Task objective: The line containing "const SAMPLE_US = 1.25;" marks the end: extract everything from the first line of the data through that line, exactly, with no pictures.

▼▼▼

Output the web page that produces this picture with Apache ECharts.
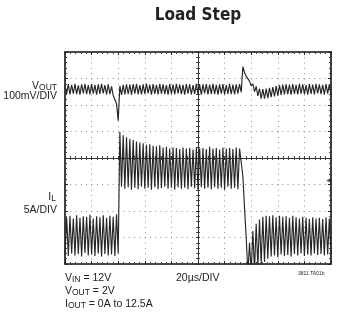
<!DOCTYPE html>
<html>
<head>
<meta charset="utf-8">
<script src="https://cdn.jsdelivr.net/npm/echarts@6/dist/echarts.min.js"></script>
<style>
html,body{margin:0;padding:0;background:#fff;}
#chart{width:345px;height:324px;}
</style>
</head>
<body>
<div id="chart"></div>
<script>
// ---- Data ----
// time axis: 20 µs/DIV, 10 divisions
const TIME_MIN_US = 0, TIME_MAX_US = 200, TIME_DIV_US = 20;
const SAMPLE_US = 1.25; // one sample every 1.25 µs (half a switching cycle)

// Inductor current I_L (A), 5 A/DIV
const IL_MIN = -5, IL_MAX = 35, IL_DIV = 5;
const ilAmps = [
  -3.2, 3.8, -3.5, 4.1, -3.0, 3.6, -3.4, 4.2, -3.1, 3.7,
  -3.6, 4.0, -2.9, 3.9, -3.4, 4.3, -3.2, 3.6, -3.5, 4.0,
  -3.0, 3.8, -3.6, 4.2, -3.1, 3.7, -3.4, 4.1, -3.2, 3.9,
  -3.5, 4.4, -3.0, 19.9, 9.6, 19.3, 9.2, 18.9, 9.5, 18.6,
  9.0, 18.4, 9.4, 18.1, 9.1, 17.9, 9.6, 17.8, 9.2, 17.5,
  9.4, 17.6, 9.0, 17.3, 9.5, 17.2, 9.1, 17.4, 9.3, 17.0,
  9.6, 17.1, 9.2, 16.8, 9.4, 17.0, 9.0, 16.9, 9.5, 16.7,
  9.2, 17.0, 9.4, 16.8, 9.1, 16.9, 9.6, 16.6, 9.3, 17.0,
  9.0, 16.8, 9.5, 16.9, 9.2, 16.7, 9.4, 17.1, 9.1, 16.8,
  9.5, 16.9, 9.2, 16.6, 9.4, 17.0, 9.0, 16.8, 9.6, 16.9,
  9.2, 16.7, 9.4, 17.0, 9.1, 16.8, 16.6, 11.5, 5.5, 0.0,
  -6.8, -1.0, -6.6, 1.2, -6.2, 2.6, -5.6, 3.4, -5.0, 3.9,
  -4.6, 4.1, -4.0, 4.0, -3.6, 4.2, -3.4, 3.8, -3.7, 4.1,
  -3.2, 3.9, -3.5, 4.0, -3.3, 3.7, -3.6, 4.1, -3.1, 3.8,
  -3.4, 3.6, -3.0, 3.9, -3.5, 3.7, -3.2, 3.5, -3.4, 3.8,
  -3.0, 3.6, -3.3, 3.7, -3.1, 3.5, -3.4, 3.8, -3.2, 3.6,
  -3.3
];

// Output voltage deviation from 2V (mV), 100 mV/DIV
const VOUT_MIN_MV = -660, VOUT_MAX_MV = 140;
const voutMv = [
  15, -18, 19, -20, 16, -17, 20, -19, 14, -21,
  18, -16, 20, -19, 15, -20, 19, -17, 16, -21,
  18, -18, 20, -16, 15, -20, 18, -19, 10, -24,
  -28, -55, -119, 12, -22, 16, -20, 18, -19, 17,
  -21, 19, -17, 20, -19, 15, -20, 18, -18, 21,
  -16, 17, -21, 19, -18, 16, -20, 20, -17, 18,
  -19, 15, -21, 19, -18, 17, -20, 20, -16, 18,
  -19, 16, -21, 19, -17, 18, -20, 15, -18, 20,
  -19, 17, -21, 18, -16, 19, -20, 17, -18, 20,
  -19, 16, -21, 18, -17, 19, -20, 15, -18, 20,
  -19, 17, -20, 18, -17, 19, -12, 85, 62, 48,
  42, 30, 12, 20, -10, 10, -26, 2, -36, 0,
  -36, 2, -34, 5, -30, 8, -28, 12, -25, 15,
  -22, 17, -20, 18, -19, 17, -21, 19, -18, 16,
  -20, 20, -17, 18, -19, 15, -21, 19, -18, 17,
  -20, 20, -16, 18, -19, 16, -21, 19, -17, 18,
  -20
];

// trigger-level marker on the right edge (time µs, current A)
const triggerMarker = [198.3, 10.75];

// crosshair graticule in divisions
const DIV_X = 5, DIV_Y = 4;

// ---- Chart ----
const chart = echarts.init(document.getElementById('chart'), null, {renderer: 'canvas'});
const ink = '#262626';
const dotted = {color: '#8a8a8a', width: 1, type: [1, 4.3]};
const frameAxisLine = {show: true, onZero: false, lineStyle: {color: '#111', width: 1.6}};
const none = {show: false};

function frameX(pos, split) {
  return {
    type: 'value', gridIndex: 0, position: pos,
    min: TIME_MIN_US, max: TIME_MAX_US, interval: TIME_DIV_US,
    axisLine: frameAxisLine,
    axisTick: {show: true, inside: true, length: 3, lineStyle: {color: '#222'}},
    minorTick: {show: true, splitNumber: 5, length: 2, lineStyle: {color: '#444'}},
    axisLabel: none,
    splitLine: split ? {show: true, lineStyle: dotted} : none
  };
}
function frameY(pos, split) {
  return {
    type: 'value', gridIndex: 0, position: pos,
    min: IL_MIN, max: IL_MAX, interval: IL_DIV,
    axisLine: frameAxisLine,
    axisTick: {show: true, inside: true, length: 3, lineStyle: {color: '#222'}},
    minorTick: {show: true, splitNumber: 5, length: 2, lineStyle: {color: '#444'}},
    axisLabel: none,
    splitLine: split ? {show: true, lineStyle: dotted} : none
  };
}
function crossX(pos) {
  return {
    type: 'value', gridIndex: 1, position: pos,
    min: -DIV_X, max: DIV_X, interval: 1,
    axisLine: {show: true, onZero: true, lineStyle: {color: '#333', width: 1}},
    axisTick: {show: true, inside: false, length: 2, lineStyle: {color: '#333'}},
    minorTick: {show: true, splitNumber: 5, length: 2, lineStyle: {color: '#444'}},
    axisLabel: none, splitLine: none
  };
}
function crossY(pos) {
  return {
    type: 'value', gridIndex: 1, position: pos,
    min: -DIV_Y, max: DIV_Y, interval: 1,
    axisLine: {show: true, onZero: true, lineStyle: {color: '#333', width: 1}},
    axisTick: {show: true, inside: false, length: 2, lineStyle: {color: '#333'}},
    minorTick: {show: true, splitNumber: 5, length: 2, lineStyle: {color: '#444'}},
    axisLabel: none, splitLine: none
  };
}

const textFont = '"Liberation Sans", Arial, sans-serif';
const rich = {
  v: {fontSize: 10.5, fontFamily: textFont, fill: '#222'},
  s: {fontSize: 8.5, fontFamily: textFont, fill: '#222', padding: [3, 0, 0, 0]}
};
function label(text, x, y, align, size) {
  return {
    type: 'text', silent: true,
    style: {
      text: text, x: x, y: y, align: align || 'left', verticalAlign: 'middle',
      textAlign: align || 'left', textVerticalAlign: 'middle',
      font: (size || 10.5) + 'px ' + textFont, fill: '#222', rich: rich
    }
  };
}

const option = {
  animation: false,
  backgroundColor: '#fff',
  grid: [
    {left: 65, top: 52, width: 266, height: 212},
    {left: 65, top: 52, width: 266, height: 212}
  ],
  xAxis: [frameX('bottom', true), frameX('top', false), crossX('bottom'), crossX('top')],
  yAxis: [
    frameY('left', true), frameY('right', false),
    {type: 'value', gridIndex: 0, min: VOUT_MIN_MV, max: VOUT_MAX_MV, show: false},
    crossY('left'), crossY('right')
  ],
  series: [
    {
      name: 'IL', type: 'line', xAxisIndex: 0, yAxisIndex: 0,
      data: ilAmps.map((v, i) => [i * SAMPLE_US, v]),
      showSymbol: false, symbol: 'none', clip: true, silent: true,
      lineStyle: {color: ink, width: 1.15}
    },
    {
      name: 'VOUT', type: 'line', xAxisIndex: 0, yAxisIndex: 2,
      data: voutMv.map((v, i) => [i * SAMPLE_US, v]),
      showSymbol: false, symbol: 'none', clip: true, silent: true,
      lineStyle: {color: ink, width: 1.15}
    },
    {
      name: 'trigger', type: 'scatter', xAxisIndex: 0, yAxisIndex: 0,
      data: [triggerMarker], symbol: 'triangle', symbolRotate: 90,
      symbolSize: [5, 5], itemStyle: {color: '#222'}, silent: true
    }
  ],
  graphic: [
    {
      type: 'text', silent: true,
      style: {
        text: 'Load Step', x: 198, y: 16, textAlign: 'center', textVerticalAlign: 'middle',
        align: 'center', verticalAlign: 'middle',
        font: 'bold 17px "Liberation Sans Narrow", "DejaVu Sans Condensed", "Liberation Sans", sans-serif',
        fill: '#222'
      }
    },
    label('{v|V}{s|OUT}', 57, 86, 'right'),
    label('100mV/DIV', 57, 96, 'right'),
    label('{v|I}{s|L}', 56, 197, 'right'),
    label('5A/DIV', 57, 210.5, 'right'),
    label('{v|V}{s|IN}{v| = 12V}', 65, 278.5, 'left'),
    label('{v|V}{s|OUT}{v| = 2V}', 65, 291.5, 'left'),
    label('{v|I}{s|OUT}{v| = 0A to 12.5A}', 65, 304, 'left'),
    label('20µs/DIV', 176, 278.5, 'left'),
    label('3811 TA01b', 298, 274, 'left', 5)
  ]
};
chart.setOption(option);
</script>
</body>
</html>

▲▲▲

Solution:
Output the web page that produces this picture with Apache ECharts.
<!DOCTYPE html>
<html>
<head>
<meta charset="utf-8">
<script src="https://cdn.jsdelivr.net/npm/echarts@6/dist/echarts.min.js"></script>
<style>
html,body{margin:0;padding:0;background:#fff;}
#chart{width:345px;height:324px;}
</style>
</head>
<body>
<div id="chart"></div>
<script>
// ---- Data ----
// time axis: 20 µs/DIV, 10 divisions
const TIME_MIN_US = 0, TIME_MAX_US = 200, TIME_DIV_US = 20;
const SAMPLE_US = 1.25; // one sample every 1.25 µs (half a switching cycle)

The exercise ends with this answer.